27 avril 2016, 22:50

LA CHINGA

"Freewheelin'"

Album : Freewheelin'

Comme par hasard, c'est parce qu'on profite d'un petit moment tranquille dans l'avion au retour de Mexico City qu'on s'attaque à la chronique de ce disque reçu il y a peu, et répondant au doux patronyme de LA CHINGA. LA CHINGA - ou "what the fuck" en espagnol.
C'est envoyé parmi les nouveautés d'un colis des aimables Small Stone Records outre-Atlantique que l'on s'est attardé sur cette pépite. Forcément affilié au stoner puisque le label est aujourd'hui l'un des meilleurs et plus dignes représentants, on a affaire ici à un power-trio complètement vintage et ancré dans les années 70's, touche analogique oblige, et univers des plus anachroniques - Ford Camaro, bandanas, pattes d'eph', bongs et rouflaquettes. Le genre de zique pour speed-freaks que l'on aurait aperçu dans "Les Seigneurs de DogTown" ou dans le public du Texas Jam de 1978.

Non non non : pas d'ersatz de KYUSS, de MONSTER MAGNET ou de FU MANCHU ici, surtout pas l'envie de copier un truc aussi évident de la sphère stoner. Plutôt le besoin irrépressible de suivre l'héritage des GRAND FUNK RAILROAD, CACTUS ou MOUNTAIN.
Sans nécessairement passer par la case boueuse et encombrée de BLACK SABBATH. 
Par contre, LED ZEPPELIN, oui. Ca oui. Carrément entre « III » et « Physical Graffitti » même, LA CHINGA singeant à la perfection une production 1970 avec le monumental "Mountain Momma", avec mandoline obsédante, grosse caisse bonhamienne, accords barrés, power-chords tonitruants, groove oppressant, choeurs bucoliques et les vocaux d’un Robert Plant cryogénisé depuis ? Pas loin. Soyez curieux et allez écouter ce morceau, c'est la barre assurée dans le boxer humide. L'intro de "K.I.W." évoque "In My Time Of Dying", avant de muter en autre rock pagien, cow-bell rustique martelée façon sudiste. C'est brut et surtout produit avec honnêteté sans trop de soin superflu, rêche sur les angles.
Ailleurs, on est assommé par un groove complètement speedé, griffé par une wah-wah agressive : "Mother Of All Snakeheads" fusionne le "Good Times Bad Times" du premier ZEPPELIN avec Jimi Hendrix et, plus proche de nous, RADIO MOSCOW, avec son petit effet space-rock, weed hautement chargée en THC oblige. Des morceaux aussi nerveux et répétés après plusieurs jours sans sommeil et grosses doses d'amphétamines comme "White Witchy Black Magic", ou "Stoned Grease White Lightnin'", le genre de truc que Lennt Kravitz pourrait pondre avec tout le talent et l'influence s'il n'était pas une pute calculatrice.
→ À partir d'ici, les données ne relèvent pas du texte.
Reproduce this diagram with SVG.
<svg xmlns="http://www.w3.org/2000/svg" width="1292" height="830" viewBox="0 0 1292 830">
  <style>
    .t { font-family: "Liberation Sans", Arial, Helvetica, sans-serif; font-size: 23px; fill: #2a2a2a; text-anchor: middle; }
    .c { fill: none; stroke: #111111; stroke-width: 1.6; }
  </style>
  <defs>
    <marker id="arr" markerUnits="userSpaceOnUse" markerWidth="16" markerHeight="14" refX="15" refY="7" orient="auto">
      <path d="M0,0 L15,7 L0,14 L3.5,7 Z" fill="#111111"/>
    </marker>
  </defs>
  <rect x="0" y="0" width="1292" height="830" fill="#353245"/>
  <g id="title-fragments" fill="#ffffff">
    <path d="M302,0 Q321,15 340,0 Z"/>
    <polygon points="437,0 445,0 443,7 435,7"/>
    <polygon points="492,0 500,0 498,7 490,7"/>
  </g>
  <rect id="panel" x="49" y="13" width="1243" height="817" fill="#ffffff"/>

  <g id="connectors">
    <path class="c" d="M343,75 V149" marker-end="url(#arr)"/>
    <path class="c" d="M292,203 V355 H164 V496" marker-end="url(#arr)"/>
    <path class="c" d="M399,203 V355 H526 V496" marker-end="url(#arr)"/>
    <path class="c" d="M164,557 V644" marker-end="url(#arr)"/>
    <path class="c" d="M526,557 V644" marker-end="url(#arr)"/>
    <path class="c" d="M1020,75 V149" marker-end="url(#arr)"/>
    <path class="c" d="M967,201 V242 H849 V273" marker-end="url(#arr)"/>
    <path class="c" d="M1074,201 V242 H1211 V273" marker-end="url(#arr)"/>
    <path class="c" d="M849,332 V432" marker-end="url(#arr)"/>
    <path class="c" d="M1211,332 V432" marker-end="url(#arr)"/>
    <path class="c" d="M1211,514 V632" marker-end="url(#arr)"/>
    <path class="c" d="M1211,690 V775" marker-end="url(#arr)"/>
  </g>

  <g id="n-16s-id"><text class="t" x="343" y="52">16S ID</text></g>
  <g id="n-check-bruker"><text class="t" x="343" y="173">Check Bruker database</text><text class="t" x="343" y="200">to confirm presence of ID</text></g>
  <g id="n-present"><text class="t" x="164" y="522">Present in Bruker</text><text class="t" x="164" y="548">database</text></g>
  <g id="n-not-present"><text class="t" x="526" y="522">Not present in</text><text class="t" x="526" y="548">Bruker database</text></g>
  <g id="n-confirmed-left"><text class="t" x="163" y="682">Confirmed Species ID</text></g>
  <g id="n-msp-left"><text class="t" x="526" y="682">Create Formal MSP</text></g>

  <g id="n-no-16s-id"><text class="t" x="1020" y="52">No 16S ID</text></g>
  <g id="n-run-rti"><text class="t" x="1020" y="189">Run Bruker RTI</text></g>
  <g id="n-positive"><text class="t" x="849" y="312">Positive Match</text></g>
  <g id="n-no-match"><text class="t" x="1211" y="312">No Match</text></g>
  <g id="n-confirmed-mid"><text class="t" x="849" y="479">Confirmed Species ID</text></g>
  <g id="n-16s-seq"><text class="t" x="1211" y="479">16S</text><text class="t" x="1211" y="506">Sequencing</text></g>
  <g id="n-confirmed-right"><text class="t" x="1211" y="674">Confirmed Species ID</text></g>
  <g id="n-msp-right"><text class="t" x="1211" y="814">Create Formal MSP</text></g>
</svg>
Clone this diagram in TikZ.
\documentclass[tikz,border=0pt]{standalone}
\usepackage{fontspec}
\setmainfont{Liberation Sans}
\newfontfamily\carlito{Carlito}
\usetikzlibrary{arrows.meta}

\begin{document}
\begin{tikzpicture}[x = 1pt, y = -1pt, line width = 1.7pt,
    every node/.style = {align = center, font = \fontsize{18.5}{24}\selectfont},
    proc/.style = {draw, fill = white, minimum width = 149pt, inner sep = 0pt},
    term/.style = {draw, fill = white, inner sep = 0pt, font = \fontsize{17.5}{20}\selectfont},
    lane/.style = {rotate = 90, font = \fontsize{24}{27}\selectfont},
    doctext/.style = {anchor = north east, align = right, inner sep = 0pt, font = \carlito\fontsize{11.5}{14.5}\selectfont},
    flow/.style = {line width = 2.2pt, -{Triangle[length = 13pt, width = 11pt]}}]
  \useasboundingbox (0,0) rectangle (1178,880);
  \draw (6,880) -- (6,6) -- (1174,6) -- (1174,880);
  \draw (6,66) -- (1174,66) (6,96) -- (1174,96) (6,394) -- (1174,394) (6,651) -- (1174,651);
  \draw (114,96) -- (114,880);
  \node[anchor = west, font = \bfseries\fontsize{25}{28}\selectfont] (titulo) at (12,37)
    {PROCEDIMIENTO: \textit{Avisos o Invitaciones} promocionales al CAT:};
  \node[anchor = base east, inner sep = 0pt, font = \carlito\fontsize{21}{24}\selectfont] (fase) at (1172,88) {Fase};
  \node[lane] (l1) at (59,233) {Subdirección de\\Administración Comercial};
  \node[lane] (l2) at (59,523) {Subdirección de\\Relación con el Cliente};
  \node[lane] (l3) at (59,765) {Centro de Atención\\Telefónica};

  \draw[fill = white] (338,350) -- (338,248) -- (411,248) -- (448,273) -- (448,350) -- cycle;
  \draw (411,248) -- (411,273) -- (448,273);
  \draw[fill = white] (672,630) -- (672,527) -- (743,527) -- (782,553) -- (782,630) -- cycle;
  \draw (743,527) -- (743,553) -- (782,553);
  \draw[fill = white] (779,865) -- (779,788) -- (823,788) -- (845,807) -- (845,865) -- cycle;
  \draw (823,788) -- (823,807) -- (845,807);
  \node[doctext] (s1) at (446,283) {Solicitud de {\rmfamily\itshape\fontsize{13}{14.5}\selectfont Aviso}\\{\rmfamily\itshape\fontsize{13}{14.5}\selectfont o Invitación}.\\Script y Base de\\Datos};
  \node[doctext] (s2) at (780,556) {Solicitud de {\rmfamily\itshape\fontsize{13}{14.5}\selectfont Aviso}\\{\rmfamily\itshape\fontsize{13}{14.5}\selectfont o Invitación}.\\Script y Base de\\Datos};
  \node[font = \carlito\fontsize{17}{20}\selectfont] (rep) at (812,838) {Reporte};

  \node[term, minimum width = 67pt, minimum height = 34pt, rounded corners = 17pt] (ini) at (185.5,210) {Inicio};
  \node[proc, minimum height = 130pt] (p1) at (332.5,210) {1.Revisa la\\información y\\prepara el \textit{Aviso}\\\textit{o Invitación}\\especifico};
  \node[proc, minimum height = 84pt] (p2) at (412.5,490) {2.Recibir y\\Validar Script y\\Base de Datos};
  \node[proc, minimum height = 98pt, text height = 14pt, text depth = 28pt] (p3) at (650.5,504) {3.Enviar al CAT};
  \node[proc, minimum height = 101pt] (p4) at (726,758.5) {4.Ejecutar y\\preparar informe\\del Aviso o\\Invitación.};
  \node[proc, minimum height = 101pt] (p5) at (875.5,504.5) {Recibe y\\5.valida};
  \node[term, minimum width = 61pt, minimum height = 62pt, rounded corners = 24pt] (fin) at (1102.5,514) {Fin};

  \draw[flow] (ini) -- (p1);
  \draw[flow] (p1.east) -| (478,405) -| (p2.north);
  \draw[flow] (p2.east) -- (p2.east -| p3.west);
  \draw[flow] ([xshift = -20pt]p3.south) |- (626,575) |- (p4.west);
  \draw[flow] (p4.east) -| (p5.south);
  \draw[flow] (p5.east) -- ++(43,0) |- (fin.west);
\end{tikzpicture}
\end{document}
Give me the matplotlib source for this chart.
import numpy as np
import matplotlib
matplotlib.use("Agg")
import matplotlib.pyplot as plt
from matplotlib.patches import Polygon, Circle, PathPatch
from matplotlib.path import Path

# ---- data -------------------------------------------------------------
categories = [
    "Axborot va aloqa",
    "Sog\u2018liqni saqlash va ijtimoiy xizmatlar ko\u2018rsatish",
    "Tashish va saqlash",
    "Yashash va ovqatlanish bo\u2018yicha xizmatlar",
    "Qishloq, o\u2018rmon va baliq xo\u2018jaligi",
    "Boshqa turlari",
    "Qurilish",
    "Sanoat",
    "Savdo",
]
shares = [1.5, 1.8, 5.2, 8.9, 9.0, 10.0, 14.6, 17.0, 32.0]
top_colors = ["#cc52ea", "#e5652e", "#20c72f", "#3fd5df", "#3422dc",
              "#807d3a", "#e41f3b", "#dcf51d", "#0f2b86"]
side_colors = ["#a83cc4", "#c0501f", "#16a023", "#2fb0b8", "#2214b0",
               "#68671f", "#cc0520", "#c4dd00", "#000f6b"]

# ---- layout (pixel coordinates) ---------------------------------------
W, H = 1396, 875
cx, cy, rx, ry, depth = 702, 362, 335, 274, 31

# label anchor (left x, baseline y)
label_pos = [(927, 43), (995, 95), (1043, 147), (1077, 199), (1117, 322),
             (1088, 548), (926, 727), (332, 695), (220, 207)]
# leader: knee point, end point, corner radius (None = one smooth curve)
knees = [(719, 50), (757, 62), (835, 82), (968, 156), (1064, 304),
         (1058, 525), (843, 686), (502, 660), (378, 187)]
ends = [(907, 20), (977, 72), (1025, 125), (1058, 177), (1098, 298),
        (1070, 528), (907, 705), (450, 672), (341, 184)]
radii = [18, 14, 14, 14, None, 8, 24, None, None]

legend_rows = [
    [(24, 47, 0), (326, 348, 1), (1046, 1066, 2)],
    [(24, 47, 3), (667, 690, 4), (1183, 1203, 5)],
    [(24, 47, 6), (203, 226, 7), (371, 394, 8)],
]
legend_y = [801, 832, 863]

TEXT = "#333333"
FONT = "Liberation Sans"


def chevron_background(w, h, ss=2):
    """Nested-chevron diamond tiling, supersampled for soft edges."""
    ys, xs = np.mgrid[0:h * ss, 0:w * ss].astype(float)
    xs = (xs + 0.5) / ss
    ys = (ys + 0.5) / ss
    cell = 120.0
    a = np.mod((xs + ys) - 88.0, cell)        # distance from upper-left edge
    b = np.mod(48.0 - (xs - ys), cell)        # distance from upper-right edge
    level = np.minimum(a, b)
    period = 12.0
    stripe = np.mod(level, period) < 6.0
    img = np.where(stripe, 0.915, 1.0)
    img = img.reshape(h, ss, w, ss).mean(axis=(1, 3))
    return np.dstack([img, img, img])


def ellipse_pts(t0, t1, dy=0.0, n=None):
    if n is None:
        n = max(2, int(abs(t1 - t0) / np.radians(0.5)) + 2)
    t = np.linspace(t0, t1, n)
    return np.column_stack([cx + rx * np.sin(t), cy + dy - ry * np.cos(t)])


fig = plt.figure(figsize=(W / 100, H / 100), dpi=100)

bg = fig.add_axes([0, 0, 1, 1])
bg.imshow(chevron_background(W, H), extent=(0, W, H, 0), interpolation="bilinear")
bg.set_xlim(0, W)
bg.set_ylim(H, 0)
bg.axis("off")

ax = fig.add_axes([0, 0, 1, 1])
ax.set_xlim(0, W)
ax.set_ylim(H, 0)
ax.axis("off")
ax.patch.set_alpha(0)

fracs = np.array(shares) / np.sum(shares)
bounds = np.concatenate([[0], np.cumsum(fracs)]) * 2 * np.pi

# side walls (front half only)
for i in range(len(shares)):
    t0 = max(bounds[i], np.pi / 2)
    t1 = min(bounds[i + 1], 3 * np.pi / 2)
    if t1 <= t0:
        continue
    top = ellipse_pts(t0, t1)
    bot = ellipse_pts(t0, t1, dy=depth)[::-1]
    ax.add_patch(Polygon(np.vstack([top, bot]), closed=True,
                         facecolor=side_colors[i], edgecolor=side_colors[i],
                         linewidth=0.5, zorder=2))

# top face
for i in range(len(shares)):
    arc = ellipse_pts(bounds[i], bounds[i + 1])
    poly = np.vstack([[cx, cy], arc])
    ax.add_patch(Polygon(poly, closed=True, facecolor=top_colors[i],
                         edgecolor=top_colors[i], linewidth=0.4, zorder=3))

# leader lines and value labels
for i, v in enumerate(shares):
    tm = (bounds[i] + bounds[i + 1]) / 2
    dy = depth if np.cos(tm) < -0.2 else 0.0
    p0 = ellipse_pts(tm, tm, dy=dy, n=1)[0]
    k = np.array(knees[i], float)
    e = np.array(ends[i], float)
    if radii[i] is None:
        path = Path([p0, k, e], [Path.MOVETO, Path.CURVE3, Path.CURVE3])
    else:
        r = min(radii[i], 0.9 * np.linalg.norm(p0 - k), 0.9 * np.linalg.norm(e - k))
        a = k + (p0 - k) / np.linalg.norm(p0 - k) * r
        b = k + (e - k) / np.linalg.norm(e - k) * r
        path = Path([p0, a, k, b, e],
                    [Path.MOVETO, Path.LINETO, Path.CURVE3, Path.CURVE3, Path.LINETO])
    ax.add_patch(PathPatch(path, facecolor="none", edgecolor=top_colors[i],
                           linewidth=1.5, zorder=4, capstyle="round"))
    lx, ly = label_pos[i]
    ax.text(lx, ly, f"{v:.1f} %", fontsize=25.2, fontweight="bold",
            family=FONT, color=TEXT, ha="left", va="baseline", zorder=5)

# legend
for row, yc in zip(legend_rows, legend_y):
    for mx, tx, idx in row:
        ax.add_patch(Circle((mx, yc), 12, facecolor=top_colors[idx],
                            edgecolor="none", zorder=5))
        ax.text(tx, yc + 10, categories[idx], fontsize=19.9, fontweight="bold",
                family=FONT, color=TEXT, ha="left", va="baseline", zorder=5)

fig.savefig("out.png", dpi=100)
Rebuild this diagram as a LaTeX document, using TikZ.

LA CHINGA, un pur truc de stoners : "stoners" au sens premier du terme, à savoir ce life-style typique des années 70 de mecs défoncés qui préféraient fumer des joints dans leur bagnole en écoutant à fond des cartouches de Ted Nugent, sans se préoccuper forcément de leur future carrière de comptable ou de courtier en assurances dans le midwest. Complètement anachronique le truc, si authentique et cool : LA CHINGA sont les fils de ces mecs qui n'ont jamais cherché à grandir ni à se construire un avenir factice. Le seul besoin de maintenir tout son petit monde dans cette bulle enfumée d'insouciance délirante, certes limitée à une petite piaule cradingue, un canapé avachi, ou le back-seat éventré d'une vieille Ford bleue électrique cabossée.
Avec LA CHINGA, mille autres univers peuvent aussi convenir : partir en virée dans un vieux combi Wolkswagen avec des nanas en top bikini et short en jean, Coronas à la main ; ou bien rassemblement de bikers dans un rade de campagne hostile, billards, néons clignotants, nanas en top bikini et short en jean aussi, sono vintage qui crache une bande-son assourdissante : la durée de vie des tympans devrait égaler celle du foie, et "Right On" fera l'affaire.

Après un premier album passé complètement inaperçu, « Freewheelin’ » c'est donc dix titres en roue libre, imparfaits mais exécutés avec une passion difficilement égalée par trois dudes de Vancouver, Canada, qui n'ont comme ambition que de vous embarquer avec eux dans leur petite vie décomplexée mais tant fantasmée.